One of the Webseeds[1] specified in the Sintel torrent is that URL. That HTTP address basically acts as another peer in the swarm.

1. https://www.bittorrent.org/beps/bep_0019.html


And leaks your IP address and makes it possible to pirate content for simply visiting a website. You could target someone with all kinds of illegal stuff.


It's already possible for a website to get your browser to download illegal content simply by visiting the page, and expose your IP in the process to whoever they want. You don't even need to use JavaScript to do the downloading (just a image or video tag, for example), and the uploading can be done with xmlhttprequest/fetch.


I'm torn on this one.

On the one hand it means the web moves (or can move) closer to decentralized modes of operation. Bittorrent is tried and tested and Works (TM).

On the other hand, it also means yet one more thing that moves into the freaking browser. We have enough things nowadays that are shoehorned into HTML/JS when really they would have been more usable even if written in tcl/tk.

You win some, you lose some I guess. ¯\_(ツ)_/¯


Alternatively: every bittorrent client I have used (at least on macOS) is really, really bad. I used to use Deluge, which was buggy and slow to begin with. Then they stopped distributing an installer for it, so you had to install it with pip (!) and run it from the command line. God forbid I `brew upgrade python` or my bittorrent client will probably break.

Transmission crashes for me, and has little activity. Sometimes it just can't open torrent files.

The web doesn't break. You can load a URL, get some decent software with an easily-improvable UI—and assuming you're on a modern browser—expect it to work with no installation, in seconds. And if a site pushes an update, I hit refresh and get the update without needing to run a 45-minute `pip install` command.


fwiw, I've used qBittorrent on osx and found it to be usable. I'll admit that was a few years back, so maybe they (read: apple) broke that one in the meantime.

Oh, also, coming out of an hour long intercom session trying to explain to a customer rep how "no, I didn't change anything in my firefox, your site just suddenly doesn't log me in any longer" I'll posit that the web breaks all the time and all over the place, in many small, annoying ways.


Alternatively, it means BitTorrent is now supported by any number of esoteric operating systems, rather than just the ones the developer using Tcl/Tk chose to target :)


I'll let that count, but only because of the nice snideness of it. :P

Seriously though, you'll be hard-pressed to find a platform where you can't run at least rtorrent or such. and if you're running some esoteric unix from way back when, I expect you to be able to compile it for that yourself. :P


The amount of word feross has put into P2P systems over WebRTC is astonishing.

Thanks feross for your incredibly great work!


Is there a good book that explains all the BT technology? I’d like to use or build a robust client/server but most learning materials seem to be trivial or daunting.

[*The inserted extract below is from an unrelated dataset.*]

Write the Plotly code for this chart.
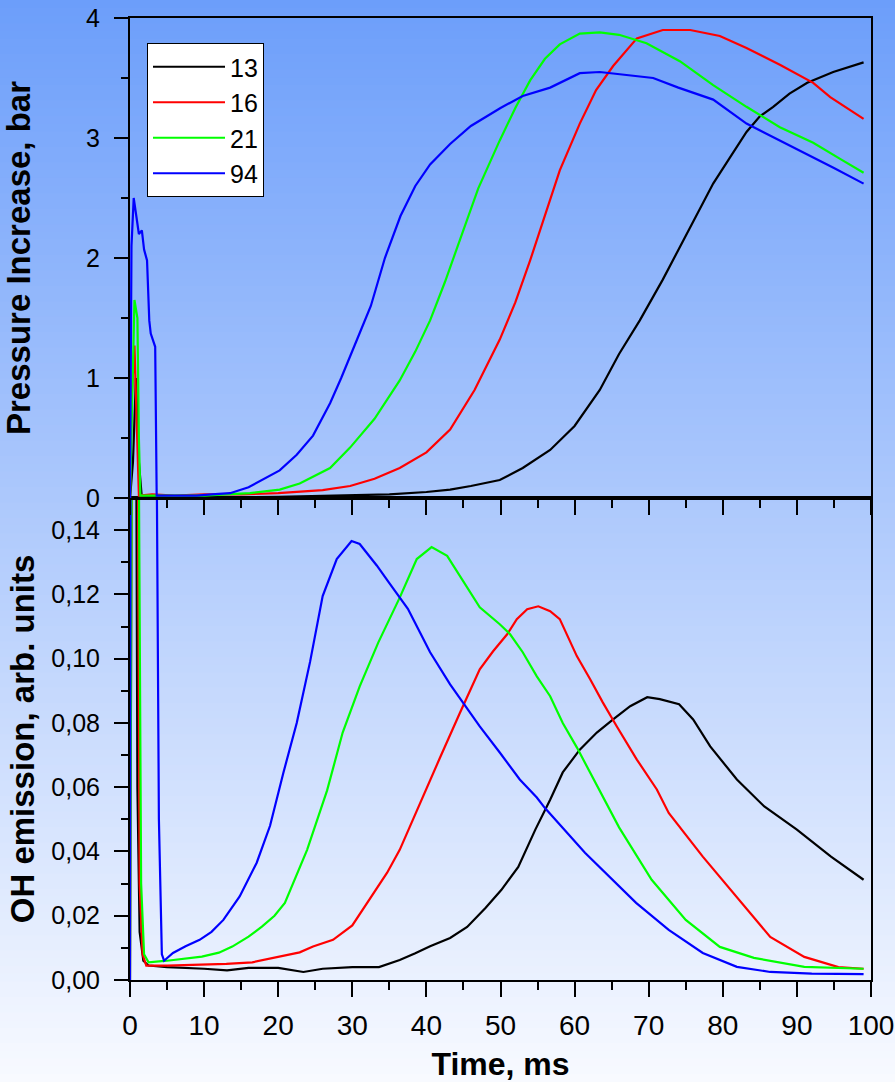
import plotly.graph_objects as go

# ---------------- data ----------------
series_names = ["13", "16", "21", "94"]
series_colors = ["#000000", "#ff0000", "#00ff00", "#0000ff"]

# Pressure increase, bar (top panel)
p13_t = [0, 0.4, 0.8, 1.2, 1.6, 5, 10, 20, 30, 35, 40, 43.2, 46, 49.9, 53, 56.7, 60, 63.4, 66,
         68.8, 71.9, 74.2, 76.5, 78.7, 81, 83.2, 85, 86.8, 89, 91.4, 94.9, 97, 99]
p13_v = [0, 0.3, 1.0, 0.3, 0.0, 0.0, 0.0, 0.01, 0.02, 0.03, 0.05, 0.07, 0.1, 0.15, 0.25, 0.4, 0.6,
         0.9, 1.2, 1.48, 1.82, 2.09, 2.37, 2.62, 2.84, 3.05, 3.18, 3.26, 3.37, 3.46, 3.55, 3.59, 3.63]

p16_t = [0, 0.2, 0.6, 0.9, 1.2, 3, 6, 10, 15, 20, 22.9, 26, 29.7, 33, 36.4, 40, 43.2, 46.5, 49.9,
         52, 54, 56, 58, 60.7, 62.9, 65.2, 68.4, 71.9, 75.6, 79.6, 83.2, 87.7, 92.2, 94.5, 99]
p16_v = [0, 0.8, 1.27, 0.6, 0.02, 0.03, 0.02, 0.03, 0.03, 0.04, 0.05, 0.065, 0.1, 0.16, 0.25, 0.38,
         0.57, 0.9, 1.32, 1.63, 1.98, 2.35, 2.73, 3.12, 3.4, 3.6, 3.83, 3.9, 3.9, 3.85, 3.75, 3.61,
         3.46, 3.34, 3.16]

p21_t = [0, 0.2, 0.6, 1.0, 1.2, 1.4, 3, 6, 10, 13, 16.2, 20.2, 22.9, 27, 29.7, 33, 36.4, 38.5,
         40.5, 42.5, 44.5, 47, 49.9, 52, 54, 56, 58, 60.7, 63.4, 66, 69.7, 74.2, 78.7, 83.2, 87.7,
         92.2, 96, 99]
p21_v = [0, 0.6, 1.65, 1.5, 0.5, 0.02, 0.02, 0.02, 0.02, 0.03, 0.04, 0.07, 0.12, 0.25, 0.42, 0.66,
         0.98, 1.22, 1.48, 1.8, 2.15, 2.58, 2.98, 3.25, 3.48, 3.66, 3.78, 3.87, 3.88, 3.86, 3.79,
         3.64, 3.44, 3.26, 3.09, 2.96, 2.82, 2.71]

p94_t = [0, 0.2, 0.5, 1.2, 1.6, 1.9, 2.3, 2.6, 2.8, 3.1, 3.4, 3.6, 6, 9, 11, 13.5, 16, 18, 20.2,
         22.5, 24.7, 27, 28.5, 30.5, 32.5, 34.4, 36.5, 38.5, 40.5, 43.2, 46, 50, 53, 56.7, 60.7,
         63.4, 66, 70.6, 74, 78.7, 83.2, 87.7, 92.2, 95, 99]
p94_v = [0, 2.1, 2.5, 2.2, 2.23, 2.07, 1.98, 1.48, 1.37, 1.32, 1.26, 0.02, 0.02, 0.02, 0.03, 0.04,
         0.09, 0.16, 0.23, 0.36, 0.52, 0.79, 1.0, 1.3, 1.6, 2.0, 2.35, 2.6, 2.78, 2.95, 3.1, 3.25,
         3.35, 3.42, 3.54, 3.55, 3.53, 3.5, 3.42, 3.32, 3.12, 2.98, 2.84, 2.75, 2.62]

# OH emission, arb. units (bottom panel)
oh13_t = [0, 0.3, 0.8, 1.0, 1.3, 1.8, 2.5, 5, 8, 10, 13.1, 16, 20, 23.4, 26, 30, 33.6, 36.4, 38.5,
          40.5, 43.2, 45.5, 48, 50.1, 52.4, 54.7, 56.7, 58.4, 60.7, 63, 65.2, 67.5, 69.8, 71.5,
          74.1, 76, 78.3, 81.9, 85.6, 90, 94.6, 99]
oh13_v = [0.2, 0.2, 0.2, 0.06, 0.015, 0.006, 0.0045, 0.004, 0.0038, 0.0035, 0.003, 0.0038, 0.0038,
          0.0025, 0.0035, 0.004, 0.004, 0.0062, 0.0083, 0.0105, 0.0131, 0.0165, 0.0225, 0.028,
          0.0352, 0.0468, 0.0561, 0.0646, 0.0717, 0.077, 0.0811, 0.0852, 0.088, 0.0874, 0.0858,
          0.0811, 0.0727, 0.0624, 0.054, 0.0468, 0.0384, 0.0312]

oh16_t = [0, 0.3, 1.0, 1.3, 1.7, 2.2, 5, 10, 13, 16.5, 20, 22.9, 24.7, 27.4, 30, 32, 34.7, 36.4,
          39.1, 41.8, 44.5, 47.2, 49, 50.9, 52.2, 53.6, 55.1, 56.7, 58, 59.4, 60.3, 62.1, 63.8,
          65.7, 68.4, 71.1, 72.7, 77.3, 81.9, 86.4, 91, 95.6, 99]
oh16_v = [0.0, 0.2, 0.2, 0.03, 0.008, 0.0045, 0.0045, 0.0048, 0.005, 0.0055, 0.0073, 0.0086,
          0.0104, 0.0125, 0.017, 0.024, 0.0334, 0.0405, 0.055, 0.069, 0.083, 0.0967, 0.1023,
          0.1076, 0.1123, 0.1154, 0.1163, 0.1148, 0.1123, 0.105, 0.1008, 0.0936, 0.0864, 0.0789,
          0.0686, 0.0593, 0.052, 0.0384, 0.0259, 0.0134, 0.0072, 0.004, 0.0035]

oh21_t = [0, 0.3, 1.1, 1.5, 1.9, 2.5, 5, 9.7, 12, 13.8, 16, 17.8, 19.5, 20.9, 23.9, 26.6, 28.7, 31,
          33.5, 36.4, 38.7, 40.7, 42.8, 45, 47.2, 49.9, 51.3, 53, 54.9, 56.7, 58.4, 60.3, 62.1,
          64.1, 66, 70.4, 75, 79.6, 84.2, 91, 99]
oh21_v = [0.0, 0.2, 0.2, 0.03, 0.008, 0.0055, 0.006, 0.0073, 0.0085, 0.0104, 0.0135, 0.0166, 0.02,
          0.024, 0.0405, 0.059, 0.077, 0.0914, 0.105, 0.119, 0.131, 0.1347, 0.132, 0.1238, 0.116,
          0.1107, 0.1076, 0.102, 0.0945, 0.0883, 0.08, 0.0724, 0.0646, 0.0561, 0.0475, 0.0312,
          0.0187, 0.0103, 0.0069, 0.0041, 0.0035]

oh94_t = [0, 0.1, 3.5, 3.9, 4.3, 4.6, 5.8, 7.5, 9.4, 11, 12.6, 14.8, 17.1, 18.9, 20.7, 22.5, 24.3,
          26, 27.9, 29.9, 31, 33.3, 35, 36.4, 37.5, 38.5, 40.5, 43.2, 47.2, 49.9, 52.6, 54.9, 56,
          61.4, 68.3, 72.7, 77.3, 81.9, 86.4, 92, 99]
oh94_v = [0.0, 0.2, 0.2, 0.05, 0.008, 0.006, 0.0084, 0.0105, 0.0125, 0.015, 0.0187, 0.026, 0.0365,
          0.048, 0.0645, 0.08, 0.099, 0.1195, 0.131, 0.1366, 0.1357, 0.129, 0.1235, 0.119, 0.1155,
          0.111, 0.102, 0.092, 0.0789, 0.0708, 0.0624, 0.0568, 0.0535, 0.0396, 0.024, 0.0156,
          0.0084, 0.0041, 0.0025, 0.002, 0.0018]

x_tick_vals = [0, 10, 20, 30, 40, 50, 60, 70, 80, 90, 100]
p_tick_vals = [0, 1, 2, 3, 4]
oh_tick_vals = [0.0, 0.02, 0.04, 0.06, 0.08, 0.10, 0.12, 0.14]

# ---------------- figure ----------------
W, H = 895, 1082
ML, MR, MT, MB = 130, 24, 18, 102
pw, ph = W - ML - MR, H - MT - MB
split = (H - MB - 498) / ph

fig = go.Figure()

top_sets = [(p13_t, p13_v), (p16_t, p16_v), (p21_t, p21_v), (p94_t, p94_v)]
bot_sets = [(oh13_t, oh13_v), (oh16_t, oh16_v), (oh21_t, oh21_v), (oh94_t, oh94_v)]

for name, col, (t, v) in zip(series_names, series_colors, top_sets):
    fig.add_trace(go.Scatter(x=t, y=v, mode="lines", name=name, legendgroup=name,
                             line=dict(color=col, width=2.2), xaxis="x2", yaxis="y2"))
for name, col, (t, v) in zip(series_names, series_colors, bot_sets):
    fig.add_trace(go.Scatter(x=t, y=v, mode="lines", name=name, legendgroup=name,
                             showlegend=False, line=dict(color=col, width=2.2),
                             xaxis="x", yaxis="y"))

# gradient background (paper-referenced bands)
c0 = (108, 158, 250)
c1 = (248, 250, 255)
N = 140
y_lo = -MB / ph
y_hi = 1 + MT / ph
x_lo = -ML / pw
x_hi = 1 + MR / pw
shapes = []
for i in range(N):
    f = (i + 0.5) / N
    col = tuple(round(c0[k] + (c1[k] - c0[k]) * f) for k in range(3))
    ytop = y_hi - (y_hi - y_lo) * i / N
    ybot = y_hi - (y_hi - y_lo) * (i + 1) / N - 0.002
    shapes.append(dict(type="rect", xref="paper", yref="paper", x0=x_lo, x1=x_hi,
                       y0=ybot, y1=ytop, fillcolor="rgb(%d,%d,%d)" % col,
                       line=dict(width=0), layer="below"))

axis_common = dict(showline=True, linecolor="black", linewidth=2, mirror=True,
                   ticks="outside", tickcolor="black", tickwidth=2, showgrid=False,
                   zeroline=False)

narrow = "Liberation Sans Narrow, Arial Narrow, Liberation Sans, Arial"
regular = "Liberation Sans, Arial"

fig.update_layout(
    width=W, height=H,
    margin=dict(l=ML, r=MR, t=MT, b=MB, autoexpand=False),
    paper_bgcolor="rgb(180,205,252)",
    plot_bgcolor="rgba(0,0,0,0)",
    separators=", ",
    shapes=shapes,
    showlegend=True,
    legend=dict(x=17 / pw, y=1 - 25 / ph, xanchor="left", yanchor="top",
                bgcolor="white", bordercolor="black", borderwidth=1,
                font=dict(family=regular, size=25, color="black"),
                itemwidth=72, tracegroupgap=0),
    xaxis=dict(axis_common, domain=[0, 1], anchor="y", range=[0, 100],
               tickvals=x_tick_vals, ticklen=15, ticklabelstandoff=4,
               minor=dict(dtick=5, ticklen=8, tickwidth=2, tickcolor="black", ticks="outside"),
               tickfont=dict(family=narrow, size=28, color="black"),
               title=dict(text="<b>Time, ms</b>", standoff=22,
                          font=dict(family=narrow, size=32, color="black"))),
    xaxis2=dict(axis_common, domain=[0, 1], anchor="y2", matches="x", range=[0, 100],
                tickvals=x_tick_vals, ticklen=15, showticklabels=False,
                minor=dict(dtick=5, ticklen=8, tickwidth=2, tickcolor="black", ticks="outside")),
    yaxis=dict(axis_common, domain=[0, split], anchor="x", range=[0, 0.15],
               tickvals=oh_tick_vals, tickformat=".2f", ticklen=14, ticklabelstandoff=9,
               minor=dict(dtick=0.01, ticklen=7, tickwidth=2, tickcolor="black", ticks="outside"),
               tickfont=dict(family=regular, size=25, color="black"),
               title=dict(text="<b>OH emission, arb. units</b>", standoff=7,
                          font=dict(family=regular, size=33, color="black"))),
    yaxis2=dict(axis_common, domain=[split, 1], anchor="x2", range=[0, 4],
                tickvals=p_tick_vals, ticklen=14, ticklabelstandoff=9,
                minor=dict(dtick=0.5, ticklen=7, tickwidth=2, tickcolor="black", ticks="outside"),
                tickfont=dict(family=regular, size=25, color="black"),
                title=dict(text="<b>Pressure Increase, bar</b>", standoff=46,
                           font=dict(family=regular, size=33, color="black"))),
)

fig.write_html("out.html")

Not a book, but I gave a talk at JSConf Asia in 2014 where I explain BitTorrent (and WebTorrent) from first principles: https://www.youtube.com/watch?v=kxHRATfvnlw

I also recommend just reading the BitTorrent spec. It's quite short and manageable as far as specs go.


Here's a slighly less trivial small guide: https://twitter.com/fiatjaf/status/1282108860405297153

After that, just read the BEPs directly: http://bittorrent.org/beps/bep_0000.html. They're small, easy to understand and straight to the point.

Then read the code for Webtorrent or other implementation in a language you're familiar with. You'll immediately recognize the BEPs there.